### [Exercise]
Pictures excluded, return the lines below from the first through the line holding "ax.patch.set_alpha(0)".

⁂

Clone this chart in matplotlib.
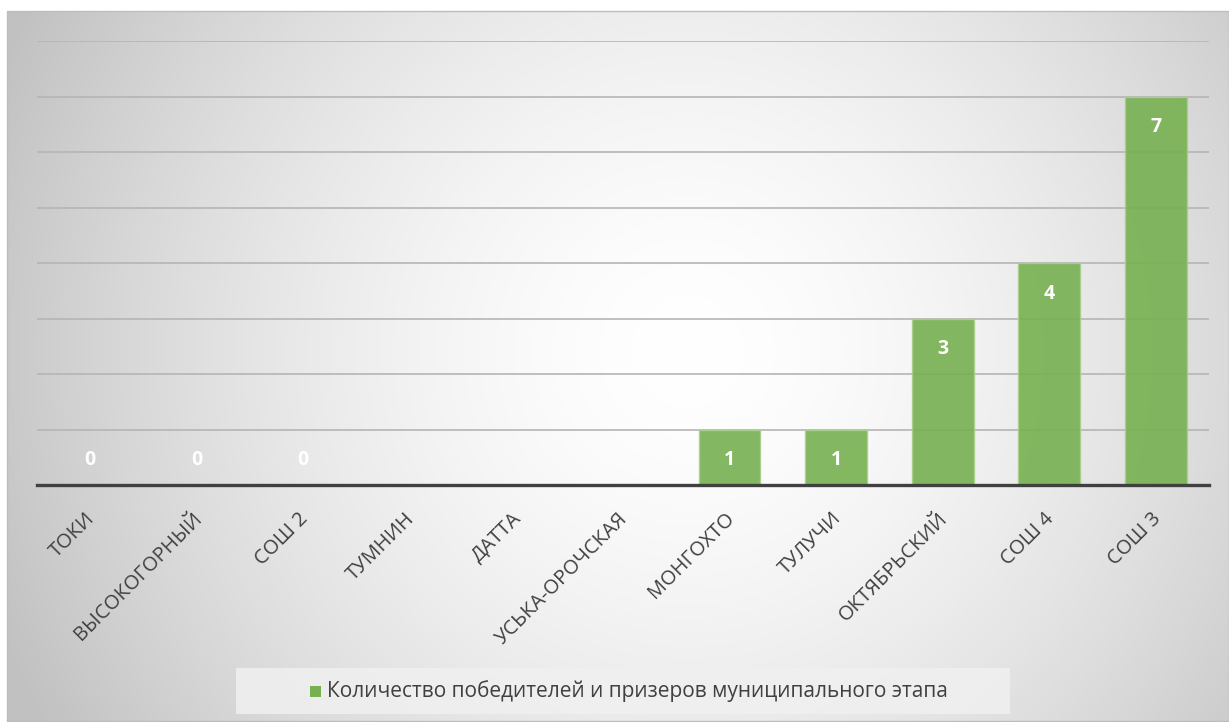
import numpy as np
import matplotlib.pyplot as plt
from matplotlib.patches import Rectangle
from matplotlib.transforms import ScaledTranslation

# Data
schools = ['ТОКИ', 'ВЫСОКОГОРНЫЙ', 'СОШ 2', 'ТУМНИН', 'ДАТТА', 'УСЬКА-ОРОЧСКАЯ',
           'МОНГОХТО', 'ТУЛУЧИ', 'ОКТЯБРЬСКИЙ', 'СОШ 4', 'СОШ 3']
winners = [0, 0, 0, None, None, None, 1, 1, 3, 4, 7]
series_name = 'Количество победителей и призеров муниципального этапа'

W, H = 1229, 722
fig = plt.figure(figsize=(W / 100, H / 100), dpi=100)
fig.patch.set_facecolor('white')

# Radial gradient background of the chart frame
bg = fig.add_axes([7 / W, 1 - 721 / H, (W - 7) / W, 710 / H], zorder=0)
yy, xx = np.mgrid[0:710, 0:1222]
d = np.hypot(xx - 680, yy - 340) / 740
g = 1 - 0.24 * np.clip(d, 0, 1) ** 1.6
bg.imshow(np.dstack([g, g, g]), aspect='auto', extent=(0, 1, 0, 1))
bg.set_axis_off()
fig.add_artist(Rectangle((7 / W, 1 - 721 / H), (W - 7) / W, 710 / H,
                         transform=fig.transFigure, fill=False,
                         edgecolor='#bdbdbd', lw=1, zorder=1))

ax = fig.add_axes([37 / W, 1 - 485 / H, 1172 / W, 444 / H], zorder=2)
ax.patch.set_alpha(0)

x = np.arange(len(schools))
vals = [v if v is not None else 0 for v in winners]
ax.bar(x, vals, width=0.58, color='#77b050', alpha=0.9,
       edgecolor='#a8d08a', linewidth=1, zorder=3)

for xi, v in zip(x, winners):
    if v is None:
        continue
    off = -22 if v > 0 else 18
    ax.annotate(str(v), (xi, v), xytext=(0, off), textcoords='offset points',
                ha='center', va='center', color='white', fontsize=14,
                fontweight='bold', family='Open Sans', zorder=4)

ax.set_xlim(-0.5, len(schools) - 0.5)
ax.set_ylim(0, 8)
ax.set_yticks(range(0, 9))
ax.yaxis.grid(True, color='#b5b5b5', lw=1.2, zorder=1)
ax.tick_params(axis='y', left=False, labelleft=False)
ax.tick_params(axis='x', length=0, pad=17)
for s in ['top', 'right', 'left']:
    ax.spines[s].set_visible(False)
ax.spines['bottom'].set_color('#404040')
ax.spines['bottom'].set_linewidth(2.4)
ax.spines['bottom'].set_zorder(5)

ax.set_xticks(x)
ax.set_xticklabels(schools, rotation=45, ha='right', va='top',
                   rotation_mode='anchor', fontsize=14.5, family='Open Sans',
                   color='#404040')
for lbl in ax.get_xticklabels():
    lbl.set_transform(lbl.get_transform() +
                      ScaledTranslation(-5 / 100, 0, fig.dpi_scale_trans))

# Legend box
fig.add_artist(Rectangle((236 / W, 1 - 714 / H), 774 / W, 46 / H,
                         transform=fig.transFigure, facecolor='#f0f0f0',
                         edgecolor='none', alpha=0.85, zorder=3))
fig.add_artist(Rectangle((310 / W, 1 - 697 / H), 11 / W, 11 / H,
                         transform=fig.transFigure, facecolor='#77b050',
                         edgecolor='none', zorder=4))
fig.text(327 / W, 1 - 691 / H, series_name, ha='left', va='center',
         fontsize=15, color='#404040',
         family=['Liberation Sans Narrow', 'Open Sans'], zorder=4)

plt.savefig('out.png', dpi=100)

⁂

### [Correct result]
Clone this chart in matplotlib.
import numpy as np
import matplotlib.pyplot as plt
from matplotlib.patches import Rectangle
from matplotlib.transforms import ScaledTranslation

# Data
schools = ['ТОКИ', 'ВЫСОКОГОРНЫЙ', 'СОШ 2', 'ТУМНИН', 'ДАТТА', 'УСЬКА-ОРОЧСКАЯ',
           'МОНГОХТО', 'ТУЛУЧИ', 'ОКТЯБРЬСКИЙ', 'СОШ 4', 'СОШ 3']
winners = [0, 0, 0, None, None, None, 1, 1, 3, 4, 7]
series_name = 'Количество победителей и призеров муниципального этапа'

W, H = 1229, 722
fig = plt.figure(figsize=(W / 100, H / 100), dpi=100)
fig.patch.set_facecolor('white')

# Radial gradient background of the chart frame
bg = fig.add_axes([7 / W, 1 - 721 / H, (W - 7) / W, 710 / H], zorder=0)
yy, xx = np.mgrid[0:710, 0:1222]
d = np.hypot(xx - 680, yy - 340) / 740
g = 1 - 0.24 * np.clip(d, 0, 1) ** 1.6
bg.imshow(np.dstack([g, g, g]), aspect='auto', extent=(0, 1, 0, 1))
bg.set_axis_off()
fig.add_artist(Rectangle((7 / W, 1 - 721 / H), (W - 7) / W, 710 / H,
                         transform=fig.transFigure, fill=False,
                         edgecolor='#bdbdbd', lw=1, zorder=1))

ax = fig.add_axes([37 / W, 1 - 485 / H, 1172 / W, 444 / H], zorder=2)
ax.patch.set_alpha(0)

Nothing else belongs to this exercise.